## Exercise objective
Transcribe the material word for word, but without the images.
>> begin Supplied information
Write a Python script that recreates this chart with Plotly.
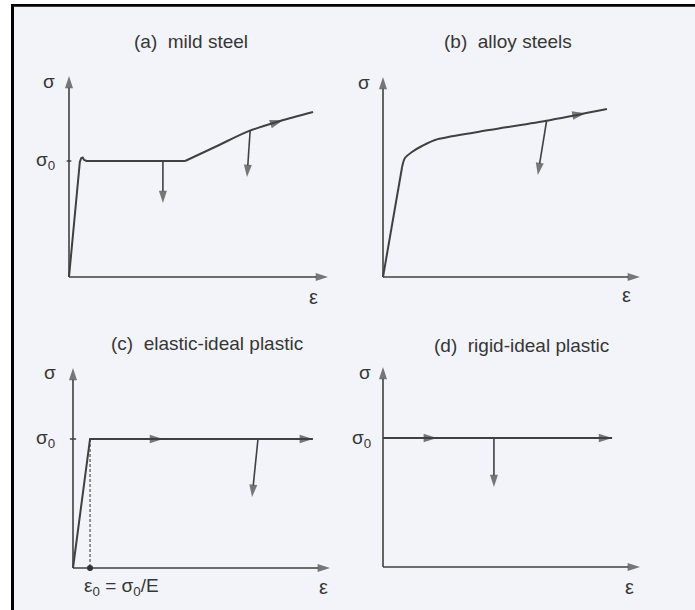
import plotly.graph_objects as go

W, H = 695, 610
SX, SY = 25.8, 200.0          # px per unit strain / stress (layout scale)
LC = "#404040"                # line colour
TC = "#363636"                # text colour
FONT = "Liberation Sans, Arial, sans-serif"

# ---------------- data (strain eps, stress sigma; sigma0-like units) ----------------
# (a) mild steel
a_eps = [0, 0.42, 0.47, 0.53, 0.58, 0.68, 4.50, 5.74, 6.94, 8.18, 9.46]
a_sig = [0, 0.575, 0.594, 0.597, 0.586, 0.580, 0.580, 0.655, 0.728, 0.780, 0.825]
a_sig0 = 0.58
a_curve_arrow = [8.00, 0.772, 8.30, 0.784]
a_unload = [[3.64, 0.58, 3.64, 0.37], [7.02, 0.73, 6.90, 0.50]]

# (b) alloy steels
b_eps = [0, 0.74, 0.85, 1.12, 1.51, 2.02, 3.68, 6.28, 8.68]
b_sig = [0, 0.550, 0.595, 0.625, 0.655, 0.685, 0.725, 0.780, 0.840]
b_curve_arrow = [7.30, 0.806, 7.85, 0.819]
b_unload = [[6.34, 0.78, 6.00, 0.51]]

# (c) elastic-ideal plastic
c_eps = [0, 0.66, 9.30]
c_sig = [0, 0.645, 0.645]
c_sig0 = 0.645
c_eps0 = 0.66
c_curve_arrow = [3.00, 0.645, 3.49, 0.645]
c_unload = [[7.17, 0.645, 6.94, 0.355]]

# (d) rigid-ideal plastic
d_eps = [0, 8.88]
d_sig = [0.645, 0.645]
d_curve_arrow = [1.60, 0.645, 2.09, 0.645]
d_unload = [[4.30, 0.645, 4.30, 0.40]]

titles = ["(a)  mild steel", "(b)  alloy steels",
          "(c)  elastic-ideal plastic", "(d)  rigid-ideal plastic"]

# ---------------- layout helpers ----------------
XR = [-1.5, 10.5]
YR = [-0.15, 1.2]
origins = {"a": (69, 277), "b": (383, 277), "c": (73, 568), "d": (383, 567)}
axis_end = {"a": (10.04, 1.005), "b": (9.96, 1.0), "c": (9.96, 1.0), "d": (9.96, 1.0)}
title_pos = {"a": (4.72, 1.177), "b": (4.84, 1.177), "c": (5.18, 1.123), "d": (5.38, 1.11)}
sigma_pos = {"a": (-0.76, 0.977), "b": (-0.74, 0.975), "c": (-0.89, 0.977), "d": (-0.70, 0.975)}
eps_pos = {"a": (9.46, -0.10), "b": (9.42, -0.09), "c": (9.70, -0.097), "d": (9.57, -0.098)}

fig = go.Figure()
layout_axes = {}
annotations = []
keys = ["a", "b", "c", "d"]
for i, k in enumerate(keys):
    ox, oy = origins[k]
    xd = [(ox + XR[0] * SX) / W, (ox + XR[1] * SX) / W]
    yd = [1 - (oy - YR[0] * SY) / H, 1 - (oy - YR[1] * SY) / H]
    sfx = "" if i == 0 else str(i + 1)
    layout_axes["xaxis" + sfx] = dict(domain=xd, range=XR, visible=False, fixedrange=True)
    layout_axes["yaxis" + sfx] = dict(domain=yd, range=YR, visible=False, fixedrange=True)

def ax_ids(k):
    i = keys.index(k)
    return ("x", "y") if i == 0 else ("x" + str(i + 1), "y" + str(i + 1))

def line(k, xs, ys, width=2.0, dash=None, shape="linear"):
    xa, ya = ax_ids(k)
    fig.add_trace(go.Scatter(x=xs, y=ys, mode="lines", xaxis=xa, yaxis=ya,
                             line=dict(color=LC, width=width, dash=dash, shape=shape,
                                       smoothing=0.8 if shape == "spline" else None),
                             hoverinfo="skip", showlegend=False, cliponaxis=False))

def arrow(k, seg, size=13, shaft=False, width=1.6):
    xa, ya = ax_ids(k)
    fig.add_trace(go.Scatter(x=[seg[0], seg[2]], y=[seg[1], seg[3]],
                             mode="lines+markers" if shaft else "markers",
                             xaxis=xa, yaxis=ya,
                             line=dict(color=LC, width=width),
                             marker=dict(symbol="arrow", size=[0, size], angleref="previous",
                                         color=LC, line=dict(width=0)),
                             hoverinfo="skip", showlegend=False, cliponaxis=False))

def text(k, x, y, s, size=19, xanchor="center"):
    xa, ya = ax_ids(k)
    annotations.append(dict(x=x, y=y, xref=xa, yref=ya, text=s, showarrow=False,
                            xanchor=xanchor, yanchor="middle",
                            font=dict(family=FONT, size=size, color=TC)))

# axes with arrowheads
for k in keys:
    xe, ye = axis_end[k]
    arrow(k, [0, 0, 0, ye], size=13, shaft=True, width=1.6)
    arrow(k, [0, 0, xe, 0], size=13, shaft=True, width=1.6)
    text(k, *title_pos[k], titles[keys.index(k)])
    text(k, *sigma_pos[k], "σ")
    text(k, *eps_pos[k], "ε", size=20)

# (a)
line("a", [-0.09, 0.09], [a_sig0, a_sig0], width=1.5)
line("a", a_eps[:7], a_sig[:7], width=2.0)
line("a", a_eps[6:], a_sig[6:], width=2.0, shape="spline")
arrow("a", a_curve_arrow, size=14)
for seg in a_unload:
    arrow("a", seg, size=13, shaft=True)
text("a", -0.91, a_sig0, "σ<sub>0</sub>")

# (b)
line("b", b_eps[:2], b_sig[:2], width=2.0)
line("b", b_eps[1:], b_sig[1:], width=2.0, shape="spline")
arrow("b", b_curve_arrow, size=14)
for seg in b_unload:
    arrow("b", seg, size=13, shaft=True)

# (c)
line("c", [-0.12, 0.12], [c_sig0, c_sig0], width=1.5)
line("c", [c_eps0, c_eps0], [c_sig0, 0], width=1.1, dash="3px,2px")
line("c", c_eps, c_sig, width=2.0)
arrow("c", [c_eps[-2], c_sig[-2], c_eps[-1], c_sig[-1]], size=14)
arrow("c", c_curve_arrow, size=14)
for seg in c_unload:
    arrow("c", seg, size=13, shaft=True)
xa, ya = ax_ids("c")
fig.add_trace(go.Scatter(x=[c_eps0], y=[0], mode="markers", xaxis=xa, yaxis=ya,
                         marker=dict(color="#333333", size=6), hoverinfo="skip",
                         showlegend=False, cliponaxis=False))
text("c", -1.07, c_sig0, "σ<sub>0</sub>")
text("c", 1.89, -0.097, "ε<sub>0</sub> = σ<sub>0</sub>/E")

# (d)
line("d", d_eps, d_sig, width=2.0)
arrow("d", [d_eps[0], d_sig[0], d_eps[-1], d_sig[-1]], size=14)
arrow("d", d_curve_arrow, size=14)
for seg in d_unload:
    arrow("d", seg, size=13, shaft=True)
text("d", -0.83, 0.64, "σ<sub>0</sub>")

shapes = [
    dict(type="rect", xref="paper", yref="paper", x0=11 / W, x1=1, y0=0, y1=1 - 4 / H,
         fillcolor="#f3f4fa", line=dict(width=0), layer="below"),
    dict(type="line", xref="paper", yref="paper", x0=12.5 / W, x1=12.5 / W, y0=0, y1=1 - 4 / H,
         line=dict(color="black", width=3), layer="above"),
    dict(type="line", xref="paper", yref="paper", x0=11 / W, x1=1, y0=1 - 5.4 / H, y1=1 - 5.4 / H,
         line=dict(color="black", width=2.8), layer="above"),
]

fig.update_layout(width=W, height=H, margin=dict(l=0, r=0, t=0, b=0),
                  paper_bgcolor="white", plot_bgcolor="rgba(0,0,0,0)",
                  showlegend=False, shapes=shapes, annotations=annotations,
                  **layout_axes)
fig.write_html("out.html", config={"displayModeBar": False})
>> end Supplied information
## Final result
Write a Python script that recreates this chart with Plotly.
import plotly.graph_objects as go

W, H = 695, 610
SX, SY = 25.8, 200.0          # px per unit strain / stress (layout scale)
LC = "#404040"                # line colour
TC = "#363636"                # text colour
FONT = "Liberation Sans, Arial, sans-serif"

# ---------------- data (strain eps, stress sigma; sigma0-like units) ----------------
# (a) mild steel
a_eps = [0, 0.42, 0.47, 0.53, 0.58, 0.68, 4.50, 5.74, 6.94, 8.18, 9.46]
a_sig = [0, 0.575, 0.594, 0.597, 0.586, 0.580, 0.580, 0.655, 0.728, 0.780, 0.825]
a_sig0 = 0.58
a_curve_arrow = [8.00, 0.772, 8.30, 0.784]
a_unload = [[3.64, 0.58, 3.64, 0.37], [7.02, 0.73, 6.90, 0.50]]

# (b) alloy steels
b_eps = [0, 0.74, 0.85, 1.12, 1.51, 2.02, 3.68, 6.28, 8.68]
b_sig = [0, 0.550, 0.595, 0.625, 0.655, 0.685, 0.725, 0.780, 0.840]
b_curve_arrow = [7.30, 0.806, 7.85, 0.819]
b_unload = [[6.34, 0.78, 6.00, 0.51]]

# (c) elastic-ideal plastic
c_eps = [0, 0.66, 9.30]
c_sig = [0, 0.645, 0.645]
c_sig0 = 0.645
c_eps0 = 0.66
c_curve_arrow = [3.00, 0.645, 3.49, 0.645]
c_unload = [[7.17, 0.645, 6.94, 0.355]]

# (d) rigid-ideal plastic
d_eps = [0, 8.88]
d_sig = [0.645, 0.645]
d_curve_arrow = [1.60, 0.645, 2.09, 0.645]
d_unload = [[4.30, 0.645, 4.30, 0.40]]

titles = ["(a)  mild steel", "(b)  alloy steels",
          "(c)  elastic-ideal plastic", "(d)  rigid-ideal plastic"]

# ---------------- layout helpers ----------------
XR = [-1.5, 10.5]
YR = [-0.15, 1.2]
origins = {"a": (69, 277), "b": (383, 277), "c": (73, 568), "d": (383, 567)}
axis_end = {"a": (10.04, 1.005), "b": (9.96, 1.0), "c": (9.96, 1.0), "d": (9.96, 1.0)}
title_pos = {"a": (4.72, 1.177), "b": (4.84, 1.177), "c": (5.18, 1.123), "d": (5.38, 1.11)}
sigma_pos = {"a": (-0.76, 0.977), "b": (-0.74, 0.975), "c": (-0.89, 0.977), "d": (-0.70, 0.975)}
eps_pos = {"a": (9.46, -0.10), "b": (9.42, -0.09), "c": (9.70, -0.097), "d": (9.57, -0.098)}

fig = go.Figure()
layout_axes = {}
annotations = []
keys = ["a", "b", "c", "d"]
for i, k in enumerate(keys):
    ox, oy = origins[k]
    xd = [(ox + XR[0] * SX) / W, (ox + XR[1] * SX) / W]
    yd = [1 - (oy - YR[0] * SY) / H, 1 - (oy - YR[1] * SY) / H]
    sfx = "" if i == 0 else str(i + 1)
    layout_axes["xaxis" + sfx] = dict(domain=xd, range=XR, visible=False, fixedrange=True)
    layout_axes["yaxis" + sfx] = dict(domain=yd, range=YR, visible=False, fixedrange=True)

def ax_ids(k):
    i = keys.index(k)
    return ("x", "y") if i == 0 else ("x" + str(i + 1), "y" + str(i + 1))

def line(k, xs, ys, width=2.0, dash=None, shape="linear"):
    xa, ya = ax_ids(k)
    fig.add_trace(go.Scatter(x=xs, y=ys, mode="lines", xaxis=xa, yaxis=ya,
                             line=dict(color=LC, width=width, dash=dash, shape=shape,
                                       smoothing=0.8 if shape == "spline" else None),
                             hoverinfo="skip", showlegend=False, cliponaxis=False))

def arrow(k, seg, size=13, shaft=False, width=1.6):
    xa, ya = ax_ids(k)
    fig.add_trace(go.Scatter(x=[seg[0], seg[2]], y=[seg[1], seg[3]],
                             mode="lines+markers" if shaft else "markers",
                             xaxis=xa, yaxis=ya,
                             line=dict(color=LC, width=width),
                             marker=dict(symbol="arrow", size=[0, size], angleref="previous",
                                         color=LC, line=dict(width=0)),
                             hoverinfo="skip", showlegend=False, cliponaxis=False))

def text(k, x, y, s, size=19, xanchor="center"):
    xa, ya = ax_ids(k)
    annotations.append(dict(x=x, y=y, xref=xa, yref=ya, text=s, showarrow=False,
                            xanchor=xanchor, yanchor="middle",
                            font=dict(family=FONT, size=size, color=TC)))

# axes with arrowheads
for k in keys:
    xe, ye = axis_end[k]
    arrow(k, [0, 0, 0, ye], size=13, shaft=True, width=1.6)
    arrow(k, [0, 0, xe, 0], size=13, shaft=True, width=1.6)
    text(k, *title_pos[k], titles[keys.index(k)])
    text(k, *sigma_pos[k], "σ")
    text(k, *eps_pos[k], "ε", size=20)

# (a)
line("a", [-0.09, 0.09], [a_sig0, a_sig0], width=1.5)
line("a", a_eps[:7], a_sig[:7], width=2.0)
line("a", a_eps[6:], a_sig[6:], width=2.0, shape="spline")
arrow("a", a_curve_arrow, size=14)
for seg in a_unload:
    arrow("a", seg, size=13, shaft=True)
text("a", -0.91, a_sig0, "σ<sub>0</sub>")

# (b)
line("b", b_eps[:2], b_sig[:2], width=2.0)
line("b", b_eps[1:], b_sig[1:], width=2.0, shape="spline")
arrow("b", b_curve_arrow, size=14)
for seg in b_unload:
    arrow("b", seg, size=13, shaft=True)

# (c)
line("c", [-0.12, 0.12], [c_sig0, c_sig0], width=1.5)
line("c", [c_eps0, c_eps0], [c_sig0, 0], width=1.1, dash="3px,2px")
line("c", c_eps, c_sig, width=2.0)
arrow("c", [c_eps[-2], c_sig[-2], c_eps[-1], c_sig[-1]], size=14)
arrow("c", c_curve_arrow, size=14)
for seg in c_unload:
    arrow("c", seg, size=13, shaft=True)
xa, ya = ax_ids("c")
fig.add_trace(go.Scatter(x=[c_eps0], y=[0], mode="markers", xaxis=xa, yaxis=ya,
                         marker=dict(color="#333333", size=6), hoverinfo="skip",
                         showlegend=False, cliponaxis=False))
text("c", -1.07, c_sig0, "σ<sub>0</sub>")
text("c", 1.89, -0.097, "ε<sub>0</sub> = σ<sub>0</sub>/E")

# (d)
line("d", d_eps, d_sig, width=2.0)
arrow("d", [d_eps[0], d_sig[0], d_eps[-1], d_sig[-1]], size=14)
arrow("d", d_curve_arrow, size=14)
for seg in d_unload:
    arrow("d", seg, size=13, shaft=True)
text("d", -0.83, 0.64, "σ<sub>0</sub>")

shapes = [
    dict(type="rect", xref="paper", yref="paper", x0=11 / W, x1=1, y0=0, y1=1 - 4 / H,
         fillcolor="#f3f4fa", line=dict(width=0), layer="below"),
    dict(type="line", xref="paper", yref="paper", x0=12.5 / W, x1=12.5 / W, y0=0, y1=1 - 4 / H,
         line=dict(color="black", width=3), layer="above"),
    dict(type="line", xref="paper", yref="paper", x0=11 / W, x1=1, y0=1 - 5.4 / H, y1=1 - 5.4 / H,
         line=dict(color="black", width=2.8), layer="above"),
]

fig.update_layout(width=W, height=H, margin=dict(l=0, r=0, t=0, b=0),
                  paper_bgcolor="white", plot_bgcolor="rgba(0,0,0,0)",
                  showlegend=False, shapes=shapes, annotations=annotations,
                  **layout_axes)
fig.write_html("out.html", config={"displayModeBar": False})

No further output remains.